## INPUT RECORDS:
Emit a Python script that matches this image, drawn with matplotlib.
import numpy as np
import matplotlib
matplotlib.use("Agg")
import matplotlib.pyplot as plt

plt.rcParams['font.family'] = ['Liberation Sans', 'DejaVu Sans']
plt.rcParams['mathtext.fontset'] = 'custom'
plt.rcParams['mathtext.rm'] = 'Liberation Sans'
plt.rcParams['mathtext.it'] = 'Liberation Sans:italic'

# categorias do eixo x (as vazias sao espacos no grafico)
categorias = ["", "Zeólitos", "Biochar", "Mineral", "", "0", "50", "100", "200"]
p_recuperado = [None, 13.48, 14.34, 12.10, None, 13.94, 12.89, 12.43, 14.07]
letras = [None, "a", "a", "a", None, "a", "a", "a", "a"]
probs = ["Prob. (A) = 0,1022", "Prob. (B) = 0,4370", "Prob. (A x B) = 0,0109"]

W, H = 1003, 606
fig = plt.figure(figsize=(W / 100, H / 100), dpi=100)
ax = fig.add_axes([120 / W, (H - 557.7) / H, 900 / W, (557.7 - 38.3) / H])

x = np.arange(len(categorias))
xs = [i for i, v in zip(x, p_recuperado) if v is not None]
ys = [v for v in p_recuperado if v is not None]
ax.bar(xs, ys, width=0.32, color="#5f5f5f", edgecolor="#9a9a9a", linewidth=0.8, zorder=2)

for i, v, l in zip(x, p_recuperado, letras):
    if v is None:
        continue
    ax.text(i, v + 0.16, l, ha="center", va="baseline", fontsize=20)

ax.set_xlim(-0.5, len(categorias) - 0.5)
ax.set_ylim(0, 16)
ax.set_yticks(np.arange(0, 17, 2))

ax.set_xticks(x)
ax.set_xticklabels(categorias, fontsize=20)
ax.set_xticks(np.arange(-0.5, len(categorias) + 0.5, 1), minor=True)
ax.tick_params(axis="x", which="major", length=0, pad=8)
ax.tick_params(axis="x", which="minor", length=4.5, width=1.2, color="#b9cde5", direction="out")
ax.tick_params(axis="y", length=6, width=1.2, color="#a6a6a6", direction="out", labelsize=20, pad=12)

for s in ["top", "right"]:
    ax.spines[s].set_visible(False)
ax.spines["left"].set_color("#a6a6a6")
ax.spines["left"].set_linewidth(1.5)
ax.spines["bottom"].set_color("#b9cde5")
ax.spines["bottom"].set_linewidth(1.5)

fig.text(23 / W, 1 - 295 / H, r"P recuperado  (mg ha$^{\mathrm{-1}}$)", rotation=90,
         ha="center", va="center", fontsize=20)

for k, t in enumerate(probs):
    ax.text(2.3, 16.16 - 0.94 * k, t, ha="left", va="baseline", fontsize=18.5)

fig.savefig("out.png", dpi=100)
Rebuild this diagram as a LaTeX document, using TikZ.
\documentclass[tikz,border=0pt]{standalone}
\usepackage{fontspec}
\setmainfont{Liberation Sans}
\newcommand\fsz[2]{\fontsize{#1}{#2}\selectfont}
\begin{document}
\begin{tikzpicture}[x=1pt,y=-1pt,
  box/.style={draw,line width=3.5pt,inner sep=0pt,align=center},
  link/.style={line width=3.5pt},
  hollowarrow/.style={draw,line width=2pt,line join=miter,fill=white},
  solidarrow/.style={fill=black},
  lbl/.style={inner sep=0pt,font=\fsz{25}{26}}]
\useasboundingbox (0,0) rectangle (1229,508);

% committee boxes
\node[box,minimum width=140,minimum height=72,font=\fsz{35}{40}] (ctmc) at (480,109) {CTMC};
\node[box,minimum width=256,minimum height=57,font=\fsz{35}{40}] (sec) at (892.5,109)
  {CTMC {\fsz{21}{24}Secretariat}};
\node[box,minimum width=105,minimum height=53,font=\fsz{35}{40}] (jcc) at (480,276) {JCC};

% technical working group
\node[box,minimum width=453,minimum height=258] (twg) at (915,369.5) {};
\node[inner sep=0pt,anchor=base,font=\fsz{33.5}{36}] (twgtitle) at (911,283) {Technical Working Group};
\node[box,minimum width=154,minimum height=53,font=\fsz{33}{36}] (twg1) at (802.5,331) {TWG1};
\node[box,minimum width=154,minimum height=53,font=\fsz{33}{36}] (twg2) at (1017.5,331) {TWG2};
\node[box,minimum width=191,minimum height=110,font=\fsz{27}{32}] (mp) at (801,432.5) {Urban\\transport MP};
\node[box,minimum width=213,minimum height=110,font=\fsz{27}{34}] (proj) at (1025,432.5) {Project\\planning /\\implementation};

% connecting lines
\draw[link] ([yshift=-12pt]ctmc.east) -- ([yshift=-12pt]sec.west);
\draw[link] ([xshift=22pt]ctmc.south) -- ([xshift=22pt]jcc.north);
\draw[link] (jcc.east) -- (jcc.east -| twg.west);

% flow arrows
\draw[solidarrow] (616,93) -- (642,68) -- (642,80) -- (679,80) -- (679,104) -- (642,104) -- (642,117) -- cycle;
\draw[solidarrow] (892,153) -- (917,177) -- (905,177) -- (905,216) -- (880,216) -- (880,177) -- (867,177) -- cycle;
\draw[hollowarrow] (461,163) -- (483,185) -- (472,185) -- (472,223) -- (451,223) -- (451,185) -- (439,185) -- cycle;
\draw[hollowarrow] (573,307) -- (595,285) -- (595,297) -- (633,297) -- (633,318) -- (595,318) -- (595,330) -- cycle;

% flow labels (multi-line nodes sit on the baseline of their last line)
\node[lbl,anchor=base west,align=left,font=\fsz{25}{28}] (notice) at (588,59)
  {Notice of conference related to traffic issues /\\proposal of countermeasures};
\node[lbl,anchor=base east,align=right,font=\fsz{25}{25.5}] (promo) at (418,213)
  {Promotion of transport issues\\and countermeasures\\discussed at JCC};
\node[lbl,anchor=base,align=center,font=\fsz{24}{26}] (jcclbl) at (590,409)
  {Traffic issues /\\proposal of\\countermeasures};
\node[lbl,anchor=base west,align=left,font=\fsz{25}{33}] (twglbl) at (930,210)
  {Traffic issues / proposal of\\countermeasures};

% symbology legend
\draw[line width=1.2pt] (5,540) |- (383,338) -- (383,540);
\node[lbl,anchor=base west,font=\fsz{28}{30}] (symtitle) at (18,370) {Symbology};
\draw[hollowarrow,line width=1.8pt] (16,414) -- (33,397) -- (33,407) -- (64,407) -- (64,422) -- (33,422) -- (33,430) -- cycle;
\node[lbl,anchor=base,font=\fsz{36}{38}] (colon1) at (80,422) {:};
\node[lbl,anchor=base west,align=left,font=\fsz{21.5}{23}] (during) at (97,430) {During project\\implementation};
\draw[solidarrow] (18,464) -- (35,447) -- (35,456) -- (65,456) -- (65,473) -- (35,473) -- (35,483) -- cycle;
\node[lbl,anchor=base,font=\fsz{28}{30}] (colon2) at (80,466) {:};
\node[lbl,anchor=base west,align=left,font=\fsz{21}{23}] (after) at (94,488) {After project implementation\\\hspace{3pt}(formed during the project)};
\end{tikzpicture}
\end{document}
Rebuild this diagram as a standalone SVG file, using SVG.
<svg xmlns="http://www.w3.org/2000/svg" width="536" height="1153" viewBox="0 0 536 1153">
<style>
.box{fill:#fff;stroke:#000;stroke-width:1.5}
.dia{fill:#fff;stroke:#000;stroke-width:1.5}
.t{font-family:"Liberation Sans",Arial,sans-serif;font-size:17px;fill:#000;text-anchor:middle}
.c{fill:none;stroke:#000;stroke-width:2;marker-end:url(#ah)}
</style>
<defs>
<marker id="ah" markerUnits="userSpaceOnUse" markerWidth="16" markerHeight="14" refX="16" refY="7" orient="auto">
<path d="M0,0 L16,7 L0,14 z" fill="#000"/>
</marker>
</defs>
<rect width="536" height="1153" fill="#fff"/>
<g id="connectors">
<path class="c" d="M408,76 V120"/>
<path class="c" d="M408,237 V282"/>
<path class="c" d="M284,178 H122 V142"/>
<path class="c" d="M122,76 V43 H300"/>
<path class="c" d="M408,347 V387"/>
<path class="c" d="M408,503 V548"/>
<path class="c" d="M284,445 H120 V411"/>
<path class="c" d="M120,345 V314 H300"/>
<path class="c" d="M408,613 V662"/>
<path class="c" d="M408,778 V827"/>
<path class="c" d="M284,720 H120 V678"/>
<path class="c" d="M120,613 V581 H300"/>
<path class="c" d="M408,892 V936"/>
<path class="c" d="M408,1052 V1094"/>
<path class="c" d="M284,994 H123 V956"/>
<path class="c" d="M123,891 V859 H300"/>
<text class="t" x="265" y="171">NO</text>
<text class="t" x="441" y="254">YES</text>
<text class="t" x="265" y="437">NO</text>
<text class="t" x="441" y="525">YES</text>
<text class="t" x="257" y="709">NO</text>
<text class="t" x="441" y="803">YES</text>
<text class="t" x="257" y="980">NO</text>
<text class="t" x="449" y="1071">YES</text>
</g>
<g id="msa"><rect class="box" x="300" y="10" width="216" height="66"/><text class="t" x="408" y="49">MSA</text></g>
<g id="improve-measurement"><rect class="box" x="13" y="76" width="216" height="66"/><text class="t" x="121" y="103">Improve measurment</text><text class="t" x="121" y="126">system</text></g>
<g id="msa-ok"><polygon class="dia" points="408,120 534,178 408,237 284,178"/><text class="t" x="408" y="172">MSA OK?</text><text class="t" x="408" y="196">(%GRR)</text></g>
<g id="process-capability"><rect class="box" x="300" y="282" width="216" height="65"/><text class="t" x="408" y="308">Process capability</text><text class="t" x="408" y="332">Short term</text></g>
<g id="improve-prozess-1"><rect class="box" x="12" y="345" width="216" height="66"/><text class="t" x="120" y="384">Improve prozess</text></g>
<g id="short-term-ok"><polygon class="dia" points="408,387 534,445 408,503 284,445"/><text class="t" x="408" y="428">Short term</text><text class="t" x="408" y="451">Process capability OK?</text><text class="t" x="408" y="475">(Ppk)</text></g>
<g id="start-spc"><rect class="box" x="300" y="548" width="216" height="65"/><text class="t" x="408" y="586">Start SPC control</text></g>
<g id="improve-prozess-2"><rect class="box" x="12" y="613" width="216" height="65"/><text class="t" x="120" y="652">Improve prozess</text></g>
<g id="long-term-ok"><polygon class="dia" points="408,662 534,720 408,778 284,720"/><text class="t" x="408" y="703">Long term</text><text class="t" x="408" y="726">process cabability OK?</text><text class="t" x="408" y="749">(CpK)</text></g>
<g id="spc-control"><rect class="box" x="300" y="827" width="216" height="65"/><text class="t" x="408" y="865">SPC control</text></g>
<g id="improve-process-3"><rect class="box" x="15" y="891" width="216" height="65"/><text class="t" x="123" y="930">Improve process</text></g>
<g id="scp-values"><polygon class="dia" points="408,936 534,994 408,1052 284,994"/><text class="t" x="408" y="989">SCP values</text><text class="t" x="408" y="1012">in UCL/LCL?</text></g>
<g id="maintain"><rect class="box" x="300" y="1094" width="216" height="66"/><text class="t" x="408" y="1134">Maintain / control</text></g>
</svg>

## TO BE DONE:
Every line from the first entry to the line containing "plt.rcParams['mathtext.it'] = 'Liberation" should be transcribed exactly, and nothing beyond it.

## THE SOLUTION:
Emit a Python script that matches this image, drawn with matplotlib.
import numpy as np
import matplotlib
matplotlib.use("Agg")
import matplotlib.pyplot as plt

plt.rcParams['font.family'] = ['Liberation Sans', 'DejaVu Sans']
plt.rcParams['mathtext.fontset'] = 'custom'
plt.rcParams['mathtext.rm'] = 'Liberation Sans'
plt.rcParams['mathtext.it'] = 'Liberation Sans:italic'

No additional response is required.